Opening with the math explosion of “Electric Boogaloo,” the memories of seeing The Chariot live come flooding back. It’s not just the absence of a traditional bass guitar, although I am instantly impressed at how the feedback and grit of guitarists Evan Dreager and Robin Blair Gaskin have been captured. No, this introduction invites attention, and thus invokes a momentum in Bad Sounds somewhat like the starter motor of a large vehicle. On the downbeat, enter Drummer Paul Maxwell and vocalist Jake Reimer, and there’s that feeling; in this music, in this energy, anything could happen. The chorus for the punchline:
“Lights, camera, violence!”
Despite my perpetual soft spot for great math rock, this is not the only reason to covet what Voltang do. “Slaughterhouse of Blues” is a straight ahead blues-rock masterpiece that would be right at home on a Refused album as much as it would on The Hives‘.
Track three “Lunatic Slick” is the first single from Bad Sounds, and is a dense riff-frenzy of hammer-off’s and palm-muted artillery attacks. Breaking into the first clean vocal for the outro, I hear that first inkling of Jake Reimer’s likeness to Andy Sturmer. Now I’m really intrigued! The breakdown that Botch couldn’t have written any better:
“Burn! The Witch! [squealing feedback] Burn! The Witch!!”

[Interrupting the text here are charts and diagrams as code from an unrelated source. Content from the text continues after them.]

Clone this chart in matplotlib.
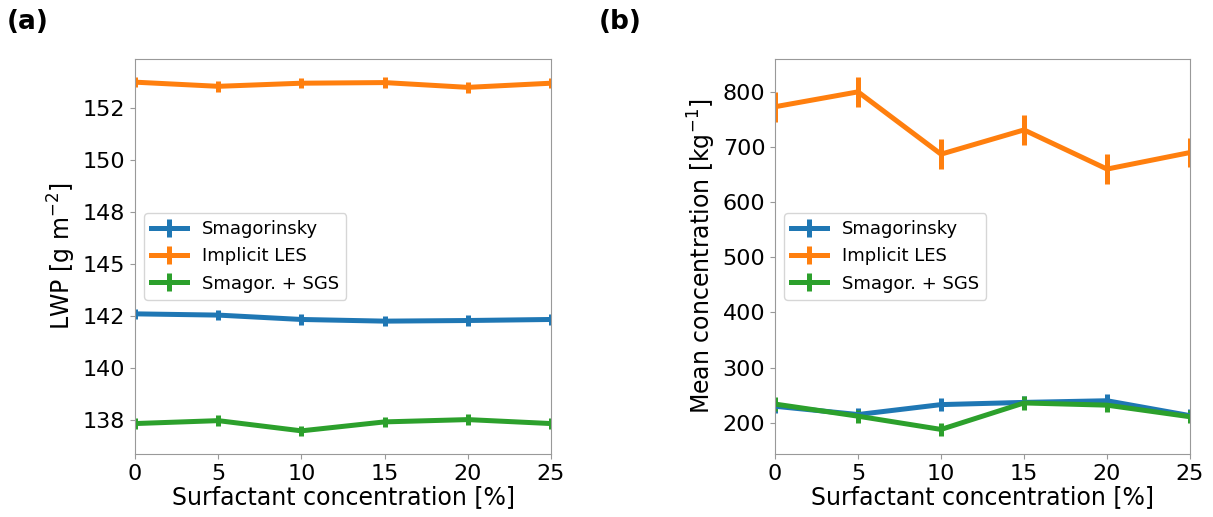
import numpy as np
import matplotlib
matplotlib.use('Agg')
import matplotlib.pyplot as plt
from matplotlib.ticker import MultipleLocator, FormatStrFormatter

# surfactant concentration [%]
conc = [0, 5, 10, 15, 20, 25]
labels = ['Smagorinsky', 'Implicit LES', 'Smagor. + SGS']
colors = ['#1f77b4', '#ff7f0e', '#2ca02c']

# (a) liquid water path
lwp_smag = [142.61, 142.55, 142.34, 142.26, 142.29, 142.34]
lwp_iles = [153.74, 153.54, 153.69, 153.72, 153.49, 153.69]
lwp_sgs = [137.34, 137.48, 136.99, 137.42, 137.53, 137.34]
lwp_err = [0.25, 0.25, 0.25]

# (b) mean concentration
nc_smag = [230, 215, 233, 237, 240, 213]
nc_iles = [773, 800, 687, 731, 660, 690]
nc_sgs = [234, 212, 188, 236, 232, 211]
nc_err = [12, 27, 12]


def draw_panel(ax, series, errs, ylabel):
    for vals, err, lab, c in zip(series, errs, labels, colors):
        ax.errorbar(conc, vals, yerr=err, color=c, lw=3.6, elinewidth=3.6,
                    capsize=0, label=lab)
    ax.set_xlim(0, 25)
    ax.set_xlabel('Surfactant concentration [%]', fontsize=17, labelpad=1)
    ax.set_ylabel(ylabel, fontsize=17, labelpad=3)
    ax.tick_params(labelsize=16, color='#999999')
    for sp in ax.spines.values():
        sp.set_color('#999999')
    ax.legend(loc='center left', fontsize=13, handlelength=2.0)


fig = plt.figure(figsize=(12.13, 5.17), dpi=100)
ax1 = fig.add_axes([135 / 1213, 63 / 517, 416 / 1213, 395 / 517])
ax2 = fig.add_axes([775 / 1213, 63 / 517, 415 / 1213, 395 / 517])

draw_panel(ax1, [lwp_smag, lwp_iles, lwp_sgs], lwp_err, 'LWP [g m$^{-2}$]')
ax1.yaxis.set_major_locator(MultipleLocator(2.5))
ax1.yaxis.set_major_formatter(FormatStrFormatter('%.0f'))

draw_panel(ax2, [nc_smag, nc_iles, nc_sgs], nc_err, 'Mean concentration [kg$^{-1}$]')
ax2.yaxis.set_major_locator(MultipleLocator(100))

fig.text(7 / 1213, 1 - 9 / 517, '(a)', fontsize=19, fontweight='bold', va='top')
fig.text(599 / 1213, 1 - 9 / 517, '(b)', fontsize=19, fontweight='bold', va='top')

fig.savefig('out.png', dpi=100)
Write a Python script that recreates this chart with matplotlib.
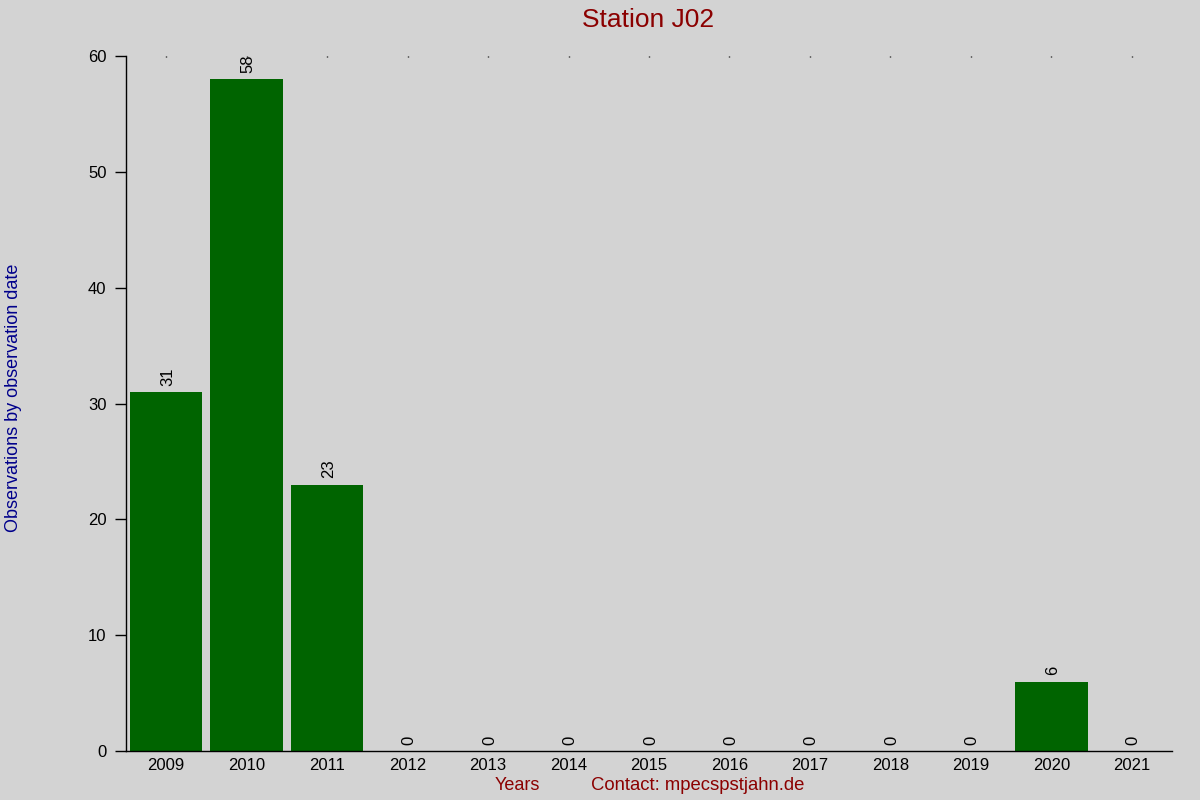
import matplotlib
matplotlib.use("Agg")
import matplotlib.pyplot as plt
import numpy as np

years = ["2009", "2010", "2011", "2012", "2013", "2014", "2015", "2016",
         "2017", "2018", "2019", "2020", "2021"]
counts = [31, 58, 23, 0, 0, 0, 0, 0, 0, 0, 0, 6, 0]
yticks = [0, 10, 20, 30, 40, 50, 60]

plt.rcParams['font.family'] = ['Liberation Sans', 'DejaVu Sans']
bg = '#d3d3d3'
fig = plt.figure(figsize=(12, 8), dpi=100, facecolor=bg)
ax = fig.add_axes([0.105, 0.06125, 0.8717, 0.86875], facecolor=bg)

x = np.arange(len(years))
ax.bar(x, counts, width=0.9, color='#006400', zorder=2)
for xi, v in zip(x, counts):
    ax.annotate(str(v), (xi, v), xytext=(1, 4.5), textcoords='offset points',
                rotation=90, ha='center', va='bottom', fontsize=12, color='black')

ax.set_xlim(-0.5, 12.5)
ax.set_ylim(0, 60)
ax.set_yticks(yticks)
ax.set_xticks(x)
ax.set_xticklabels(years)
ax.tick_params(axis='y', direction='out', length=8, width=1, labelsize=12, pad=6)
ax.xaxis.set_tick_params(top=True, bottom=False, direction='in', length=1,
                         width=1, labelsize=12, pad=5)
for s in ['top', 'right']:
    ax.spines[s].set_visible(False)
for s in ['left', 'bottom']:
    ax.spines[s].set_linewidth(1)
    ax.spines[s].set_color('black')

fig.text(0.54, 0.975, "Station J02", ha='center', va='center', fontsize=19, color='#8b0000')
fig.text(0.0115, 0.503, "Observations by observation date", rotation=90,
         ha='center', va='center', fontsize=13, color='#00008b')
fig.text(0.431, 0.0175, "Years", ha='center', va='center', fontsize=13, color='#8b0000')
fig.text(0.5815, 0.0175, "Contact: mpecspstjahn.de", ha='center', va='center',
         fontsize=13.3, color='#8b0000')

fig.savefig("out.png", dpi=100, facecolor=bg)
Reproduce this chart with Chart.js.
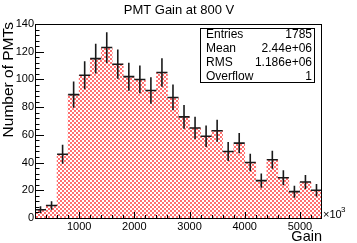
<!DOCTYPE html>
<html>
<head>
<meta charset="utf-8">
<script src="https://cdn.jsdelivr.net/npm/chart.js@4/dist/chart.umd.min.js"></script>
<style>
  html, body { margin: 0; padding: 0; background: #fff; }
  #wrap { width: 357px; height: 243px; }
</style>
</head>
<body>
<div id="wrap"><canvas id="gainChart" width="357" height="243"></canvas></div>
<script>
// histogram data (bin width 200, x in units of 10^3)
const binCenters = [300, 500, 700, 900, 1100, 1300, 1500, 1700, 1900, 2100, 2300, 2500, 2700,
  2900, 3100, 3300, 3500, 3700, 3900, 4100, 4300, 4500, 4700, 4900, 5100, 5300];
const counts = [6, 9, 46, 89, 103, 115, 123, 111, 102, 100, 92, 105, 87,
  73, 65, 59, 63, 48, 54, 40, 27, 42, 29, 19, 26, 20];
const xTicks = [1000, 2000, 3000, 4000, 5000];
const yTicks = [0, 20, 40, 60, 80, 100, 120, 140];
const statLabels = ["Entries", "Mean", "RMS", "Overflow"];
const statValues = ["1785", "2.44e+06", "1.186e+06", "1"];

const FONT = "'Liberation Sans', Arial, Helvetica, sans-serif";

function checkerPattern() {
  const c = document.createElement("canvas");
  c.width = 4;
  c.height = 4;
  const g = c.getContext("2d");
  g.fillStyle = "#ffffff";
  g.fillRect(0, 0, 4, 4);
  g.fillStyle = "#ff7070";
  g.fillRect(0, 0, 2, 2);
  g.fillRect(2, 2, 2, 2);
  return document.getElementById("gainChart").getContext("2d").createPattern(c, "repeat");
}

const rootStyle = {
  id: "rootStyle",
  afterDatasetsDraw(chart) {
    const ctx = chart.ctx;
    const area = chart.chartArea;
    const xs = chart.scales.x;
    const ys = chart.scales.y;

    // error bars
    const half = (binCenters[1] - binCenters[0]) / 2;
    ctx.save();
    ctx.strokeStyle = "#1a1a1a";
    ctx.lineWidth = 1.6;
    counts.forEach((n, i) => {
      const err = Math.sqrt(n);
      const xc = xs.getPixelForValue(binCenters[i]);
      const x0 = xs.getPixelForValue(binCenters[i] - half);
      const x1 = xs.getPixelForValue(binCenters[i] + half);
      const yc = ys.getPixelForValue(n);
      ctx.beginPath();
      ctx.moveTo(x0, yc);
      ctx.lineTo(x1, yc);
      ctx.moveTo(xc, ys.getPixelForValue(n - err));
      ctx.lineTo(xc, ys.getPixelForValue(n + err));
      ctx.stroke();
    });
    ctx.restore();

    // frame + inside ticks
    ctx.save();
    ctx.strokeStyle = "#000";
    ctx.lineWidth = 1;
    ctx.strokeRect(Math.round(area.left) + 0.5, Math.round(area.top) + 0.5,
      Math.round(area.right - area.left) - 1, Math.round(area.bottom - area.top));
    ctx.beginPath();
    for (let v = ys.min; v <= ys.max; v += 4) {
      const y = Math.round(ys.getPixelForValue(v)) + 0.5;
      const len = v % 20 === 0 ? 9 : 4.5;
      ctx.moveTo(area.left, y);
      ctx.lineTo(area.left + len, y);
    }
    for (let v = 400; v < xs.max; v += 200) {
      const x = Math.round(xs.getPixelForValue(v)) + 0.5;
      const len = v % 1000 === 0 ? 6 : 3;
      ctx.moveTo(x, area.bottom);
      ctx.lineTo(x, area.bottom - len);
    }
    ctx.stroke();
    ctx.restore();
  },
  afterDraw(chart) {
    const ctx = chart.ctx;
    const area = chart.chartArea;
    ctx.save();
    ctx.fillStyle = "#000";

    // title
    ctx.font = "13px " + FONT;
    ctx.textAlign = "center";
    ctx.textBaseline = "middle";
    ctx.fillText("PMT Gain at 800 V", 179, 10);

    // axis titles
    ctx.font = "14.5px " + FONT;
    ctx.textAlign = "right";
    ctx.fillText("Gain", area.right, 237);
    ctx.save();
    ctx.font = "15.5px " + FONT;
    ctx.translate(9, 22);
    ctx.rotate(-Math.PI / 2);
    ctx.fillText("Number of PMTs", 0, 0);
    ctx.restore();

    // x10^3
    ctx.textAlign = "left";
    ctx.font = "11px " + FONT;
    ctx.fillText("\u00d710", area.right + 1, 215);
    ctx.font = "8px " + FONT;
    ctx.fillText("3", area.right + 19, 210);

    // stats box
    const bx = 200, by = 28, bw = 114, bh = 54;
    ctx.fillStyle = "#fff";
    ctx.fillRect(bx, by, bw, bh);
    ctx.strokeStyle = "#000";
    ctx.lineWidth = 1;
    ctx.strokeRect(bx + 0.5, by + 0.5, bw, bh);
    ctx.fillStyle = "#000";
    ctx.font = "12px " + FONT;
    statLabels.forEach((label, i) => {
      const y = 34.5 + i * 14;
      ctx.textAlign = "left";
      ctx.fillText(label, bx + 6, y);
      ctx.textAlign = "right";
      ctx.fillText(statValues[i], bx + bw - 2, y);
    });
    ctx.restore();
  }
};

new Chart(document.getElementById("gainChart"), {
  type: "bar",
  data: {
    datasets: [
      {
        data: binCenters.map((x, i) => ({ x, y: counts[i] })),
        backgroundColor: checkerPattern(),
        borderWidth: 0,
        barPercentage: 1,
        categoryPercentage: 1
      }
    ]
  },
  options: {
    responsive: false,
    animation: false,
    devicePixelRatio: 1,
    layout: { padding: { top: 24, right: 35, left: 0, bottom: 0 } },
    plugins: {
      legend: { display: false },
      tooltip: { enabled: false },
      title: { display: false }
    },
    scales: {
      x: {
        type: "linear",
        min: 200,
        max: 5400,
        offset: false,
        grid: { display: false, drawTicks: false },
        border: { display: false },
        afterBuildTicks: (scale) => {
          scale.ticks = xTicks.map((v) => ({ value: v }));
        },
        afterFit: (scale) => {
          scale.height = 25;
        },
        ticks: {
          padding: 2,
          maxRotation: 0,
          autoSkip: false,
          color: "#000",
          font: { family: FONT, size: 11 },
          callback: (v) => String(v)
        }
      },
      y: {
        min: 0,
        max: 140,
        grid: { display: false, drawTicks: false },
        border: { display: false },
        afterBuildTicks: (scale) => {
          scale.ticks = yTicks.map((v) => ({ value: v }));
        },
        afterFit: (scale) => {
          scale.width = 35;
        },
        ticks: {
          padding: 1,
          color: "#000",
          font: { family: FONT, size: 11 },
          callback: (v) => String(v)
        }
      }
    }
  },
  plugins: [rootStyle]
});
</script>
</body>
</html>
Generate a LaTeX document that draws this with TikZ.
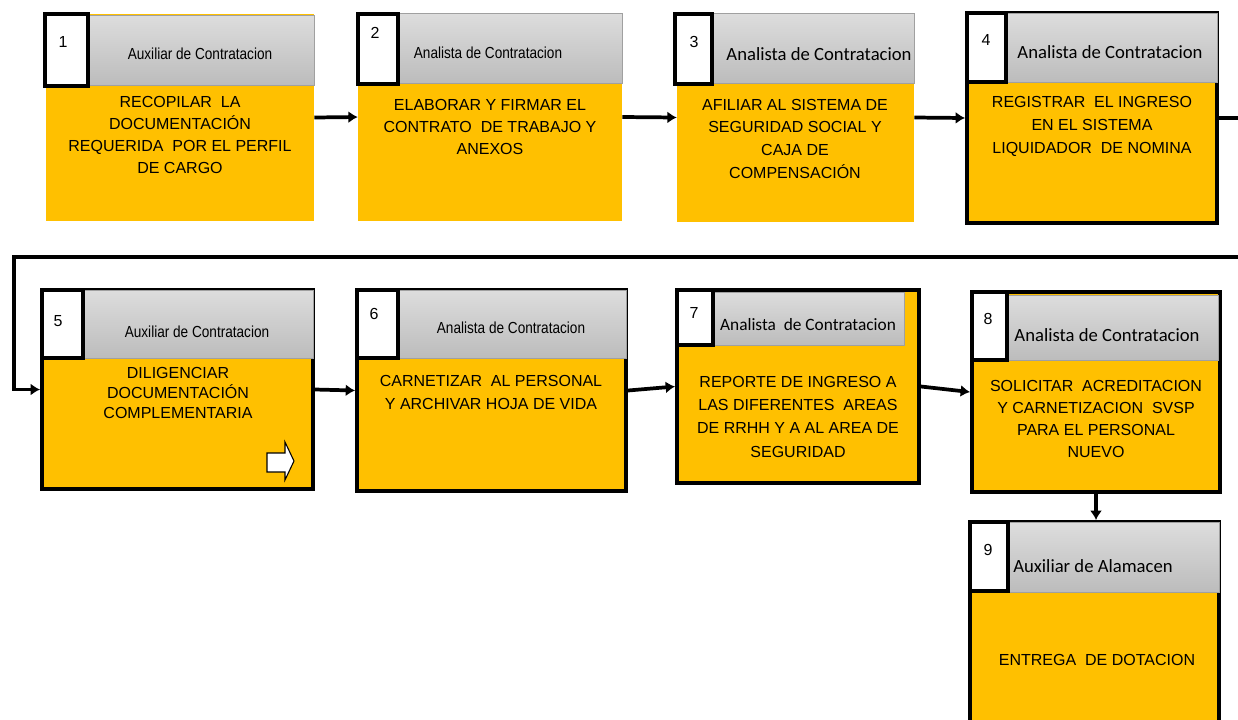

The digital delay and total psych-out on “Scarabs” is another truly pleasurable twist in the plot here. Where will Voltang take me now? I am increasingly fascinated by the production of this album. The engineer has captured seriously overdriven amplifiers and all the intricate detail of their sound with such full-ness. “Feelin’ Kinda Funny” launches me back into questions about Voltang’s influence base. I’m in heaven; this track seems to comprise all of the bands I’ve shamelessly name-dropped so far, in one fell swoop. Seriously Voltang, need an interview? I’ve got the questions!
The all-consuming nature of the trip through Bad Sounds continues on all nine songs of the album; math, psych, classic, and trad rock all presented through a stunning post-hardcore lens. I feel like a real spoiler to detail it all to you, but put it this way: you can’t turn this one off once you press play. I reached track eight “Poor Man” all too soon; the wailing, distorted blues would make Aussie pub-rockers Fifth Friend fill their boots with envy. Voltang are letting me down with charm and grace, sailing into the miragic haze of a burnt orange horizon:
“It all fades away, yeah it all fades away.”
Alternately renowned as both hard-working and larrikin in nature, this is Voltang’s second album, so let’s rub our hands with glee for what is to come in both the live and recorded forms. To be transported in such a visceral, complete way, live, is a remarkable experience, but when that happens in the studio too, well that is something truly special. Ontario, you are truly blessed to house this conglomeration of raunch. It’s true; it is Voltang’s energetic earthiness and their vulgarity that I am enamoured with; the essence of the raunch, the power of the raunch, the cream of the raunch.
Voltang, may the raunch be with you!